▶ _REQUIRED TASK_
Write out each line exactly as given. Leave the pictures out of your copy.

▶ _DATA FOR THE TASK_
═══

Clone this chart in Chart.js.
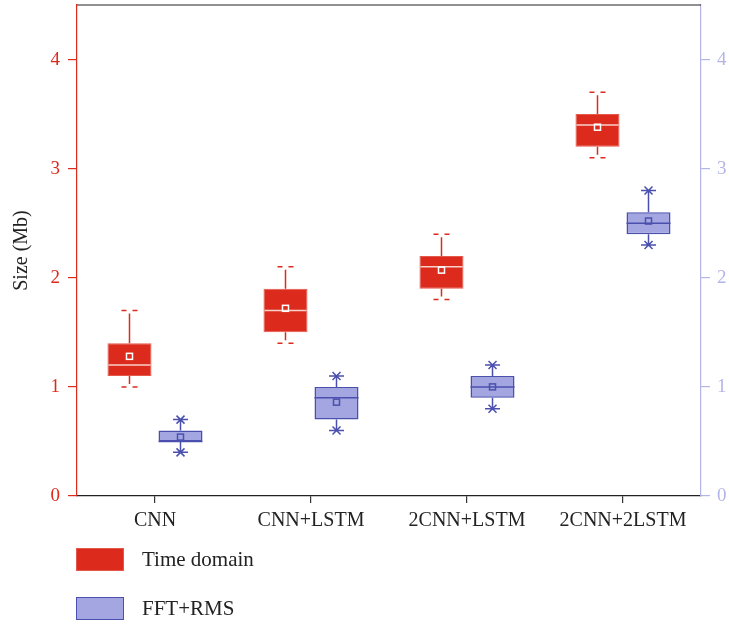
<!DOCTYPE html>
<html>
<head>
<meta charset="utf-8">
<script src="https://cdn.jsdelivr.net/npm/chart.js@4.4.1/dist/chart.umd.min.js"></script>
<style>
  html, body { margin: 0; padding: 0; background: #ffffff; }
  #wrap { position: relative; width: 729px; height: 627px; font-family: "Liberation Serif", "DejaVu Serif", serif; }
  canvas { position: absolute; left: 0; top: 0; }
  .leg { position: absolute; left: 76px; width: 48px; height: 23px; box-sizing: border-box; }
  .legtxt { position: absolute; left: 142px; font-size: 21px; color: #222; line-height: 24px; }
</style>
</head>
<body>
<div id="wrap">
  <canvas id="c" width="729" height="627"></canvas>
  <div class="leg" style="top:548px;background:#DC2B1C;border:1px solid #E4584B;"></div>
  <div class="legtxt" style="top:547px;">Time domain</div>
  <div class="leg" style="top:597px;background:#A4A6E1;border:1.5px solid #4B50AE;"></div>
  <div class="legtxt" style="top:596px;">FFT+RMS</div>
</div>
<script>
const categories = ['CNN', 'CNN+LSTM', '2CNN+LSTM', '2CNN+2LSTM'];
const yTicks = [0, 1, 2, 3, 4];

const timeMin    = [1.0, 1.4, 1.8, 3.1];
const timeQ1     = [1.1, 1.5, 1.9, 3.2];
const timeMedian = [1.2, 1.7, 2.1, 3.4];
const timeQ3     = [1.4, 1.9, 2.2, 3.5];
const timeMax    = [1.7, 2.1, 2.4, 3.7];
const timeMean   = [1.28, 1.72, 2.07, 3.38];

const fftMin    = [0.4, 0.6, 0.8, 2.3];
const fftQ1     = [0.5, 0.7, 0.9, 2.4];
const fftMedian = [0.5, 0.9, 1.0, 2.5];
const fftQ3     = [0.6, 1.0, 1.1, 2.6];
const fftMax    = [0.7, 1.1, 1.2, 2.8];
const fftMean   = [0.54, 0.86, 1.0, 2.52];

const RED = '#DC2B1C';
const BLUE_FILL = '#A4A6E1';
const BLUE_LINE = '#4B50AE';
const RIGHT_AXIS = '#B3B5E8';
const FONT = '"Liberation Serif", "DejaVu Serif", serif';

const stats = [
  { min: timeMin, q1: timeQ1, med: timeMedian, q3: timeQ3, max: timeMax, mean: timeMean, style: 'time' },
  { min: fftMin, q1: fftQ1, med: fftMedian, q3: fftQ3, max: fftMax, mean: fftMean, style: 'fft' }
];

const boxPlugin = {
  id: 'boxExtras',
  afterDatasetsDraw(chart) {
    const ctx = chart.ctx;
    const ys = chart.scales.y;
    stats.forEach((s, di) => {
      const meta = chart.getDatasetMeta(di);
      meta.data.forEach((bar, j) => {
        const x = bar.x;
        const w = bar.width;
        const yMax = ys.getPixelForValue(s.max[j]);
        const yMin = ys.getPixelForValue(s.min[j]);
        const yQ1 = ys.getPixelForValue(s.q1[j]);
        const yQ3 = ys.getPixelForValue(s.q3[j]);
        const yMed = ys.getPixelForValue(s.med[j]);
        const yMean = ys.getPixelForValue(s.mean[j]);
        ctx.save();
        ctx.lineWidth = 1.5;
        if (s.style === 'time') {
          ctx.strokeStyle = RED;
          ctx.beginPath();
          ctx.moveTo(x, yQ3); ctx.lineTo(x, yMax + 3);
          ctx.moveTo(x, yQ1); ctx.lineTo(x, yMin - 3);
          [yMax, yMin].forEach(yy => {
            ctx.moveTo(x - 8, yy); ctx.lineTo(x - 3, yy);
            ctx.moveTo(x + 3, yy); ctx.lineTo(x + 8, yy);
          });
          ctx.stroke();
          ctx.strokeStyle = '#F6D2CC';
          ctx.beginPath();
          ctx.moveTo(x - w / 2 + 1, yMed); ctx.lineTo(x + w / 2 - 1, yMed);
          ctx.stroke();
          ctx.strokeStyle = '#FFFFFF';
          ctx.strokeRect(x - 3, yMean - 3, 6, 6);
        } else {
          ctx.strokeStyle = BLUE_LINE;
          ctx.beginPath();
          ctx.moveTo(x, yQ3); ctx.lineTo(x, yMax);
          ctx.moveTo(x, yQ1); ctx.lineTo(x, yMin);
          [yMax, yMin].forEach(yy => {
            ctx.moveTo(x - 7.5, yy); ctx.lineTo(x + 7.5, yy);
            ctx.moveTo(x - 4, yy - 4); ctx.lineTo(x + 4, yy + 4);
            ctx.moveTo(x - 4, yy + 4); ctx.lineTo(x + 4, yy - 4);
          });
          ctx.moveTo(x - w / 2, yMed); ctx.lineTo(x + w / 2, yMed);
          ctx.stroke();
          ctx.strokeRect(x - 3, yMean - 3, 6, 6);
        }
        ctx.restore();
      });
    });
    // top frame line
    const a = chart.chartArea;
    ctx.save();
    ctx.strokeStyle = '#222';
    ctx.lineWidth = 1.2;
    ctx.beginPath();
    ctx.moveTo(a.left, a.top); ctx.lineTo(a.right, a.top);
    ctx.stroke();
    ctx.restore();
  }
};

new Chart(document.getElementById('c'), {
  type: 'bar',
  data: {
    labels: categories,
    datasets: [
      {
        label: 'Time domain',
        data: timeQ1.map((v, i) => [v, timeQ3[i]]),
        backgroundColor: RED,
        borderColor: '#E4584B',
        borderWidth: 1,
        borderSkipped: false,
        yAxisID: 'y'
      },
      {
        label: 'FFT+RMS',
        data: fftQ1.map((v, i) => [v, fftQ3[i]]),
        backgroundColor: BLUE_FILL,
        borderColor: BLUE_LINE,
        borderWidth: 1.5,
        borderSkipped: false,
        yAxisID: 'y'
      }
    ]
  },
  options: {
    responsive: false,
    animation: false,
    devicePixelRatio: 1,
    categoryPercentage: 0.654,
    barPercentage: 0.863,
    layout: { padding: { top: 5, left: 0, right: 0, bottom: 0 } },
    plugins: { legend: { display: false }, tooltip: { enabled: false } },
    scales: {
      x: {
        offset: true,
        grid: { display: true, drawOnChartArea: false, offset: false, tickLength: 7, tickColor: '#333', lineWidth: 1.2 },
        border: { display: true, color: '#222', width: 1.2 },
        ticks: { color: '#222', font: { family: FONT, size: 20 }, padding: 6, maxRotation: 0 },
        afterFit(scale) { scale.height = 131; scale.paddingLeft = 0; scale.paddingRight = 0; }
      },
      y: {
        position: 'left',
        min: 0, max: 4.5,
        afterBuildTicks(scale) { scale.ticks = yTicks.map(v => ({ value: v })); },
        ticks: { stepSize: 1, includeBounds: false, color: RED, font: { family: FONT, size: 19 }, padding: 8 },
        grid: { display: true, drawOnChartArea: false, tickLength: 9, tickColor: RED, lineWidth: 1.2 },
        border: { display: true, color: RED, width: 1.2 },
        title: { display: true, text: 'Size (Mb)', color: '#222', font: { family: FONT, size: 20 }, padding: { top: 10, bottom: 0 } },
        afterFit(scale) { scale.width = 77; scale.paddingTop = 0; scale.paddingBottom = 0; }
      },
      y2: {
        position: 'right',
        min: 0, max: 4.5,
        afterBuildTicks(scale) { scale.ticks = yTicks.map(v => ({ value: v })); },
        ticks: { stepSize: 1, includeBounds: false, color: RIGHT_AXIS, font: { family: FONT, size: 19 }, padding: 7 },
        grid: { display: true, drawOnChartArea: false, tickLength: 9, tickColor: RIGHT_AXIS, lineWidth: 1.2 },
        border: { display: true, color: RIGHT_AXIS, width: 1.2 },
        afterFit(scale) { scale.width = 28; scale.paddingTop = 0; scale.paddingBottom = 0; }
      }
    }
  },
  plugins: [boxPlugin]
});
</script>
</body>
</html>
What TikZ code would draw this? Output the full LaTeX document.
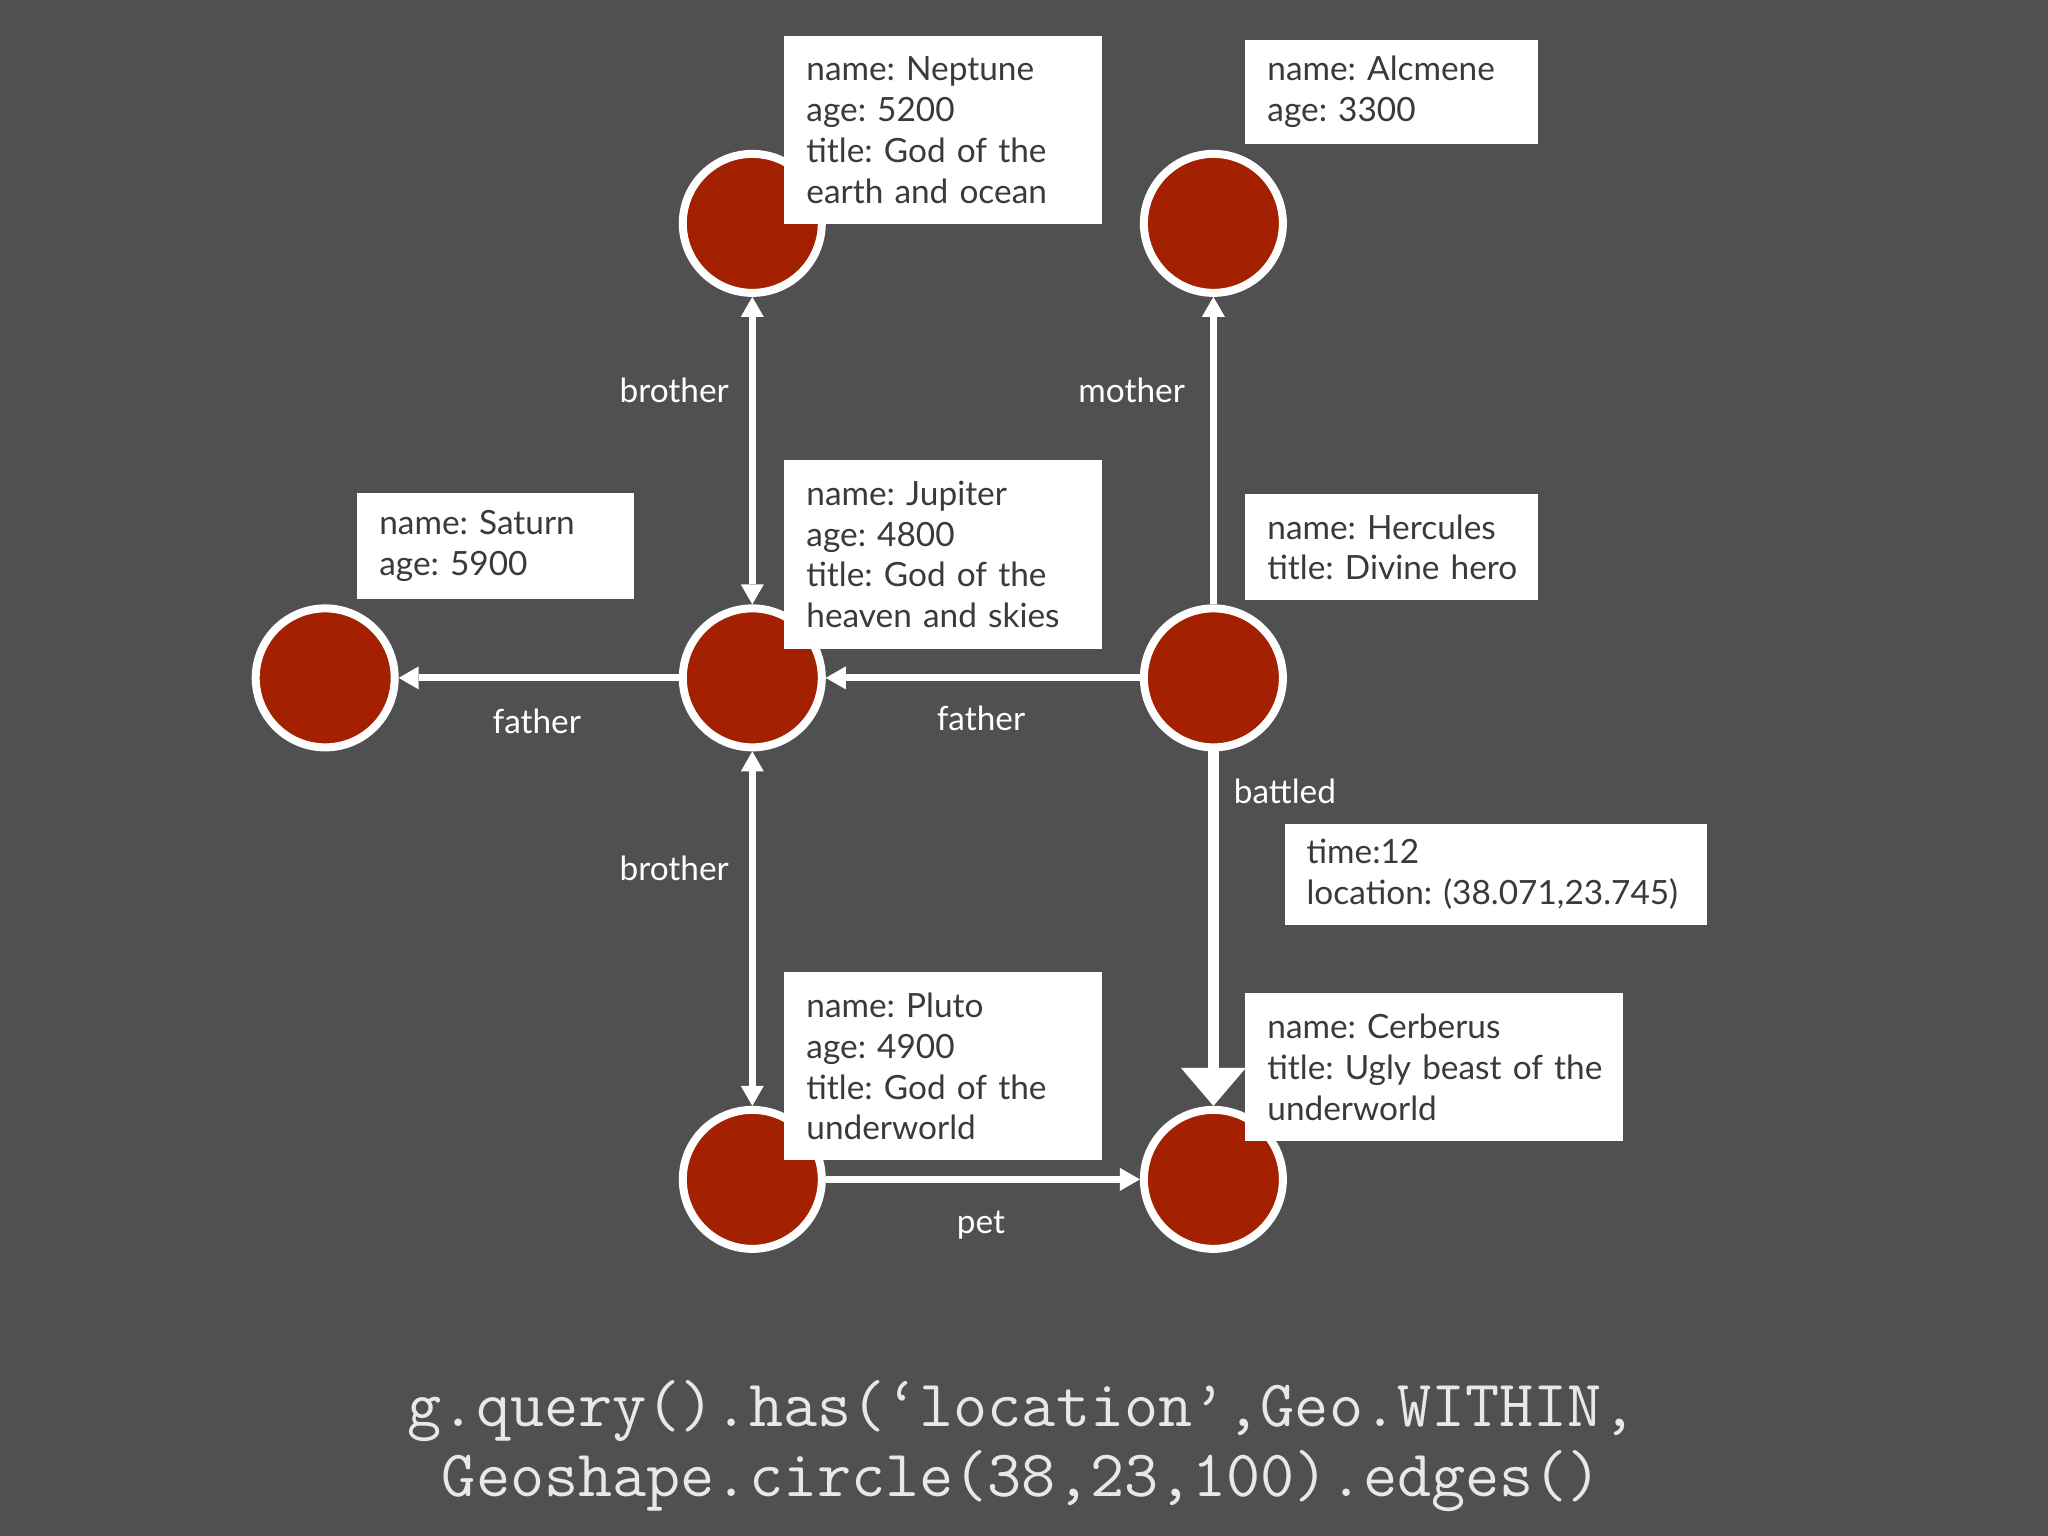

═══

▶ _REPLY_
Clone this chart in Chart.js.
<!DOCTYPE html>
<html>
<head>
<meta charset="utf-8">
<script src="https://cdn.jsdelivr.net/npm/chart.js@4.4.1/dist/chart.umd.min.js"></script>
<style>
  html, body { margin: 0; padding: 0; background: #ffffff; }
  #wrap { position: relative; width: 729px; height: 627px; font-family: "Liberation Serif", "DejaVu Serif", serif; }
  canvas { position: absolute; left: 0; top: 0; }
  .leg { position: absolute; left: 76px; width: 48px; height: 23px; box-sizing: border-box; }
  .legtxt { position: absolute; left: 142px; font-size: 21px; color: #222; line-height: 24px; }
</style>
</head>
<body>
<div id="wrap">
  <canvas id="c" width="729" height="627"></canvas>
  <div class="leg" style="top:548px;background:#DC2B1C;border:1px solid #E4584B;"></div>
  <div class="legtxt" style="top:547px;">Time domain</div>
  <div class="leg" style="top:597px;background:#A4A6E1;border:1.5px solid #4B50AE;"></div>
  <div class="legtxt" style="top:596px;">FFT+RMS</div>
</div>
<script>
const categories = ['CNN', 'CNN+LSTM', '2CNN+LSTM', '2CNN+2LSTM'];
const yTicks = [0, 1, 2, 3, 4];

const timeMin    = [1.0, 1.4, 1.8, 3.1];
const timeQ1     = [1.1, 1.5, 1.9, 3.2];
const timeMedian = [1.2, 1.7, 2.1, 3.4];
const timeQ3     = [1.4, 1.9, 2.2, 3.5];
const timeMax    = [1.7, 2.1, 2.4, 3.7];
const timeMean   = [1.28, 1.72, 2.07, 3.38];

const fftMin    = [0.4, 0.6, 0.8, 2.3];
const fftQ1     = [0.5, 0.7, 0.9, 2.4];
const fftMedian = [0.5, 0.9, 1.0, 2.5];
const fftQ3     = [0.6, 1.0, 1.1, 2.6];
const fftMax    = [0.7, 1.1, 1.2, 2.8];
const fftMean   = [0.54, 0.86, 1.0, 2.52];

const RED = '#DC2B1C';
const BLUE_FILL = '#A4A6E1';
const BLUE_LINE = '#4B50AE';
const RIGHT_AXIS = '#B3B5E8';
const FONT = '"Liberation Serif", "DejaVu Serif", serif';

const stats = [
  { min: timeMin, q1: timeQ1, med: timeMedian, q3: timeQ3, max: timeMax, mean: timeMean, style: 'time' },
  { min: fftMin, q1: fftQ1, med: fftMedian, q3: fftQ3, max: fftMax, mean: fftMean, style: 'fft' }
];

const boxPlugin = {
  id: 'boxExtras',
  afterDatasetsDraw(chart) {
    const ctx = chart.ctx;
    const ys = chart.scales.y;
    stats.forEach((s, di) => {
      const meta = chart.getDatasetMeta(di);
      meta.data.forEach((bar, j) => {
        const x = bar.x;
        const w = bar.width;
        const yMax = ys.getPixelForValue(s.max[j]);
        const yMin = ys.getPixelForValue(s.min[j]);
        const yQ1 = ys.getPixelForValue(s.q1[j]);
        const yQ3 = ys.getPixelForValue(s.q3[j]);
        const yMed = ys.getPixelForValue(s.med[j]);
        const yMean = ys.getPixelForValue(s.mean[j]);
        ctx.save();
        ctx.lineWidth = 1.5;
        if (s.style === 'time') {
          ctx.strokeStyle = RED;
          ctx.beginPath();
          ctx.moveTo(x, yQ3); ctx.lineTo(x, yMax + 3);
          ctx.moveTo(x, yQ1); ctx.lineTo(x, yMin - 3);
          [yMax, yMin].forEach(yy => {
            ctx.moveTo(x - 8, yy); ctx.lineTo(x - 3, yy);
            ctx.moveTo(x + 3, yy); ctx.lineTo(x + 8, yy);
          });
          ctx.stroke();
          ctx.strokeStyle = '#F6D2CC';
          ctx.beginPath();
          ctx.moveTo(x - w / 2 + 1, yMed); ctx.lineTo(x + w / 2 - 1, yMed);
          ctx.stroke();
          ctx.strokeStyle = '#FFFFFF';
          ctx.strokeRect(x - 3, yMean - 3, 6, 6);
        } else {
          ctx.strokeStyle = BLUE_LINE;
          ctx.beginPath();
          ctx.moveTo(x, yQ3); ctx.lineTo(x, yMax);
          ctx.moveTo(x, yQ1); ctx.lineTo(x, yMin);
          [yMax, yMin].forEach(yy => {
            ctx.moveTo(x - 7.5, yy); ctx.lineTo(x + 7.5, yy);
            ctx.moveTo(x - 4, yy - 4); ctx.lineTo(x + 4, yy + 4);
            ctx.moveTo(x - 4, yy + 4); ctx.lineTo(x + 4, yy - 4);
          });
          ctx.moveTo(x - w / 2, yMed); ctx.lineTo(x + w / 2, yMed);
          ctx.stroke();
          ctx.strokeRect(x - 3, yMean - 3, 6, 6);
        }
        ctx.restore();
      });
    });
    // top frame line
    const a = chart.chartArea;
    ctx.save();
    ctx.strokeStyle = '#222';
    ctx.lineWidth = 1.2;
    ctx.beginPath();
    ctx.moveTo(a.left, a.top); ctx.lineTo(a.right, a.top);
    ctx.stroke();
    ctx.restore();
  }
};

new Chart(document.getElementById('c'), {
  type: 'bar',
  data: {
    labels: categories,
    datasets: [
      {
        label: 'Time domain',
        data: timeQ1.map((v, i) => [v, timeQ3[i]]),
        backgroundColor: RED,
        borderColor: '#E4584B',
        borderWidth: 1,
        borderSkipped: false,
        yAxisID: 'y'
      },
      {
        label: 'FFT+RMS',
        data: fftQ1.map((v, i) => [v, fftQ3[i]]),
        backgroundColor: BLUE_FILL,
        borderColor: BLUE_LINE,
        borderWidth: 1.5,
        borderSkipped: false,
        yAxisID: 'y'
      }
    ]
  },
  options: {
    responsive: false,
    animation: false,
    devicePixelRatio: 1,
    categoryPercentage: 0.654,
    barPercentage: 0.863,
    layout: { padding: { top: 5, left: 0, right: 0, bottom: 0 } },
    plugins: { legend: { display: false }, tooltip: { enabled: false } },
    scales: {
      x: {
        offset: true,
        grid: { display: true, drawOnChartArea: false, offset: false, tickLength: 7, tickColor: '#333', lineWidth: 1.2 },
        border: { display: true, color: '#222', width: 1.2 },
        ticks: { color: '#222', font: { family: FONT, size: 20 }, padding: 6, maxRotation: 0 },
        afterFit(scale) { scale.height = 131; scale.paddingLeft = 0; scale.paddingRight = 0; }
      },
      y: {
        position: 'left',
        min: 0, max: 4.5,
        afterBuildTicks(scale) { scale.ticks = yTicks.map(v => ({ value: v })); },
        ticks: { stepSize: 1, includeBounds: false, color: RED, font: { family: FONT, size: 19 }, padding: 8 },
        grid: { display: true, drawOnChartArea: false, tickLength: 9, tickColor: RED, lineWidth: 1.2 },
        border: { display: true, color: RED, width: 1.2 },
        title: { display: true, text: 'Size (Mb)', color: '#222', font: { family: FONT, size: 20 }, padding: { top: 10, bottom: 0 } },
        afterFit(scale) { scale.width = 77; scale.paddingTop = 0; scale.paddingBottom = 0; }
      },
      y2: {
        position: 'right',
        min: 0, max: 4.5,
        afterBuildTicks(scale) { scale.ticks = yTicks.map(v => ({ value: v })); },
        ticks: { stepSize: 1, includeBounds: false, color: RIGHT_AXIS, font: { family: FONT, size: 19 }, padding: 7 },
        grid: { display: true, drawOnChartArea: false, tickLength: 9, tickColor: RIGHT_AXIS, lineWidth: 1.2 },
        border: { display: true, color: RIGHT_AXIS, width: 1.2 },
        afterFit(scale) { scale.width = 28; scale.paddingTop = 0; scale.paddingBottom = 0; }
      }
    }
  },
  plugins: [boxPlugin]
});
</script>
</body>
</html>
What TikZ code would draw this? Output the full LaTeX document.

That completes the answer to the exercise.